Doug Brainard's garden is history. Not in the sense that he doesn't have it anymore, but rather it portrays a slice of life in Hernando County during the early 20th century.
Some 10 to 15 years ago, the 66-year-old financial adviser found a way to merge his two fondest past times: model railroading and gardening. And so, on the grounds of his Spring Hill home which encompasses 2 ½ acres, Brainard carved out a 12-by-60-foot section of his property and began replicating the historical town of Centralia.
Centralia was once located in northwestern Hernando County. It had a population of 2,000 or more and during its heyday thrived as one of Florida's champion logging and lumber industry regions.
A popular place, the town had its own commissary run by George Gamble. There people would stop to congregate around the potbelly stove and, of course, to shop. There was a silent movie house called the Flicker Theater, a bar, a boarding house owned by the Varn family, a Greek bakery, a school and a non-denominational church. But most of all, there were the buildings that were necessary to support the logging and lumber industry.
"It's a ghost town now, only foundations remain, Brainard said."
But after he did some research, looking at old photographs and using his imagination, Brainard took on the task of constructing a condensed version of Centralia outside his Spring Hill home.
Utilizing various materials for construction, "Everything was made to be outdoors. But the climate in Florida can really take its toll," he said.
Brainard looked into special material, some of it coming from a German company. Crafting cardboard, plastic, cement board, the town really started to take shape, he said.
Laying the tracks was a chore. A foundation of pulverized granite rock was needed to support the brass rails of the train tracks. The kind of rock that you would actually find under real train tracks today, he said.
Everything was built according to the scale of his model trains. "They're G-scale, he says, 1:24." One inch equals 24 inches in real life.
Three lines travel in the model town, two which make the full 360-degree route. Part of the route actually goes into his garage, tunneling through the exterior wall.
On the other side, the train runs alongside the interior of his garage and then exits through another tunnel near the garage door. He also has a point-to-point train within the town that shuttles limerock to a simulated cement plant within the landscape.
It's that landscape that has piqued the interest of members from the Spring Hill Garden Club.
On Tuesday afternoon in the Fellowship Hall at Forest Oaks Lutheran Church, Brainard gave a primer course on early Hernando County and Centralia. He wanted those attending to get a sense of what the county was like 100 years ago.
"It's a show and tell," he said. "A show and tell of garden railroading."
Part of the program included a field trip to Brainard's home. There garden club members had the opportunity to see what Brainard had created.

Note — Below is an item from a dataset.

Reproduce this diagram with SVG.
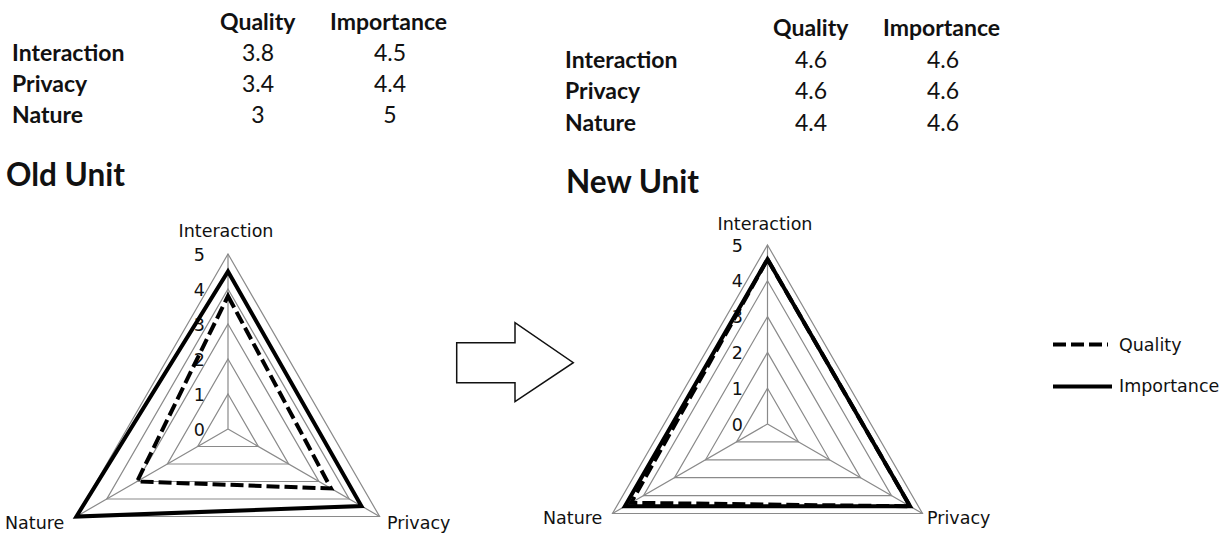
<svg xmlns="http://www.w3.org/2000/svg" width="1226" height="533" viewBox="0 0 1226 533">
<style>
.tb{font-family:Lato,"Liberation Sans",sans-serif;font-weight:bold;font-size:23px;fill:#111}
.tn{font-family:Lato,"Liberation Sans",sans-serif;font-size:23px;fill:#111;text-anchor:middle}
.ttl{font-family:Lato,"Liberation Sans",sans-serif;font-weight:bold;font-size:31.5px;fill:#111}
.lab{font-family:"DejaVu Sans",sans-serif;font-size:17.5px;fill:#111}
.ax{font-family:"DejaVu Sans",sans-serif;font-size:17.5px;fill:#111;text-anchor:end}
.grid{fill:none;stroke:#8a8a8a;stroke-width:1.2}
.imp{fill:none;stroke:#000;stroke-width:4;stroke-linejoin:miter}
.qual{fill:none;stroke:#000;stroke-width:4;stroke-dasharray:13 5}
</style>
<rect width="1226" height="533" fill="#fff"/>
<g id="table-old">
<text class="tb" x="220" y="30">Quality</text>
<text class="tb" x="330" y="30">Importance</text>
<text class="tb" x="12" y="61">Interaction</text>
<text class="tb" x="12" y="92">Privacy</text>
<text class="tb" x="12" y="123">Nature</text>
<text class="tn" x="258" y="61">3.8</text>
<text class="tn" x="390" y="61">4.5</text>
<text class="tn" x="258" y="92">3.4</text>
<text class="tn" x="390" y="92">4.4</text>
<text class="tn" x="258" y="123">3</text>
<text class="tn" x="390" y="123">5</text>
<text class="ttl" x="6" y="186">Old Unit</text>
</g>
<g id="table-new">
<text class="tb" x="773" y="36">Quality</text>
<text class="tb" x="883" y="36">Importance</text>
<text class="tb" x="565" y="68">Interaction</text>
<text class="tb" x="565" y="99">Privacy</text>
<text class="tb" x="565" y="131">Nature</text>
<text class="tn" x="811" y="68">4.6</text>
<text class="tn" x="943" y="68">4.6</text>
<text class="tn" x="811" y="99">4.6</text>
<text class="tn" x="943" y="99">4.6</text>
<text class="tn" x="811" y="131">4.4</text>
<text class="tn" x="943" y="131">4.6</text>
<text class="ttl" x="566" y="193">New Unit</text>
</g>
<g id="chart-old">
<polygon class="grid" points="228,394 258.3,446.5 197.7,446.5"/>
<polygon class="grid" points="228,359 288.6,464 167.4,464"/>
<polygon class="grid" points="228,324 318.9,481.5 137.1,481.5"/>
<polygon class="grid" points="228,289 349.2,499 106.8,499"/>
<polygon class="grid" points="228,254 379.6,516.5 76.4,516.5"/>
<path class="grid" d="M228,429V254M228,429L379.6,516.5M228,429L76.4,516.5"/>
<text class="ax" x="205" y="260.5">5</text>
<text class="ax" x="205" y="295.5">4</text>
<text class="ax" x="205" y="330.5">3</text>
<text class="ax" x="205" y="365.5">2</text>
<text class="ax" x="205" y="400.5">1</text>
<text class="ax" x="205" y="435.5">0</text>
<polygon class="qual" points="228,296 331.1,488.5 137.1,481.5"/>
<polygon class="imp" points="228,271.5 361.4,506 76.4,516.5"/>
<text class="lab" x="226" y="236.5" text-anchor="middle">Interaction</text>
<text class="lab" x="5" y="529">Nature</text>
<text class="lab" x="387" y="529">Privacy</text>
</g>
<g id="arrow">
<polygon points="456.7,342.7 515,342.7 515,322.7 573.3,362.7 515,401.7 515,382.7 456.7,382.7" fill="#fff" stroke="#111" stroke-width="1.5"/>
</g>
<g id="chart-new">
<polygon class="grid" points="767.5,388.2 798.5,441.9 736.5,441.9"/>
<polygon class="grid" points="767.5,352.4 829.5,459.8 705.5,459.8"/>
<polygon class="grid" points="767.5,316.6 860.5,477.7 674.5,477.7"/>
<polygon class="grid" points="767.5,280.8 891.5,495.6 643.5,495.6"/>
<polygon class="grid" points="767.5,245 922.5,513.5 612.5,513.5"/>
<path class="grid" d="M767.5,424V245M767.5,424L922.5,513.5M767.5,424L612.5,513.5"/>
<text class="ax" x="743" y="251.5">5</text>
<text class="ax" x="743" y="287.3">4</text>
<text class="ax" x="743" y="323.1">3</text>
<text class="ax" x="743" y="358.9">2</text>
<text class="ax" x="743" y="394.7">1</text>
<text class="ax" x="743" y="430.5">0</text>
<polygon class="imp" points="767.5,259.3 910.1,506.3 624.9,506.3"/>
<polygon class="qual" points="767.5,259.3 910.1,506.3 631.1,502.8"/>
<text class="lab" x="765" y="230" text-anchor="middle">Interaction</text>
<text class="lab" x="543" y="524">Nature</text>
<text class="lab" x="927" y="524">Privacy</text>
</g>
<g id="legend">
<line class="qual" x1="1053" y1="344.5" x2="1108" y2="344.5"/>
<line x1="1053" y1="386.5" x2="1112" y2="386.5" stroke="#000" stroke-width="4"/>
<text class="lab" x="1119" y="350.5">Quality</text>
<text class="lab" x="1119" y="392">Importance</text>
</g>
</svg>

They were greeted by the sound of a train whistle made by one of his model trains called the Mogul. You could see the amazement in the members of the club who had never seen the project before. Winter resident Alexis Hoelzauer said it was "simply amazing."
Brainard's use of Florida-friendly plants included some 60 species. Plant names such as Alyssum, sedum, mini-mondo grass, juniper and Dahlberg daisies were just a few.
Each plant was crafted for its use to mimic the life-size. Everything was to scale so his trains wouldn't look out of proportion to the scene.
Cedar trees were dwarfed through a process similar to the bonsai-method. The miniature trees were used to simulate pines and cypress. Holly trees were shaped like citrus trees and Brainard hand-painted small beads orange and hung them on the trees to simulate citrus.
As the trains rolled through the landscape, his garden came alive. Chugging along, the train carrying simulated logs made from a sculpting resin made its way through the miniature landscape and passed little people, critters and tools.
"I used a lot of Ilex Schilling and Japanese Boxwood. Basically any plant with small leaves," he said.
Controlling the trains was no problem for Brainard. A remote control turned the transformer on and off. The garden club members stood in awe as they gazed over his historical landscape.
There were quite a few succulents such as sedum that were used.
"I put in a dessert area, dry areas of sand hills," he said. Small cactus dotted that terrain.
There were so many different plants in the landscape, Brainard printed up a plant list for curious garden club members wanting to know what he used in his creation. Wandering fig was another species that was noticeable.
Looking at his garden from a topographic view, Brainard included Tooke Lake and Weeki Wachee. He even added a small mermaid to make that distinction. Tooke Lake was a place where loggers and those who worked in the saw mill had a place to swim.
Nevertheless, with his garden railroad came the responsibility of not only maintaining the plants, but also the tracks. The weather can take its toll and you have to make sure the tracks don't accumulate oxidation, he stressed.
Working in the garden still had its pluses, Brainard beamed.
"The main reason I like to work with plants … they don't talk back."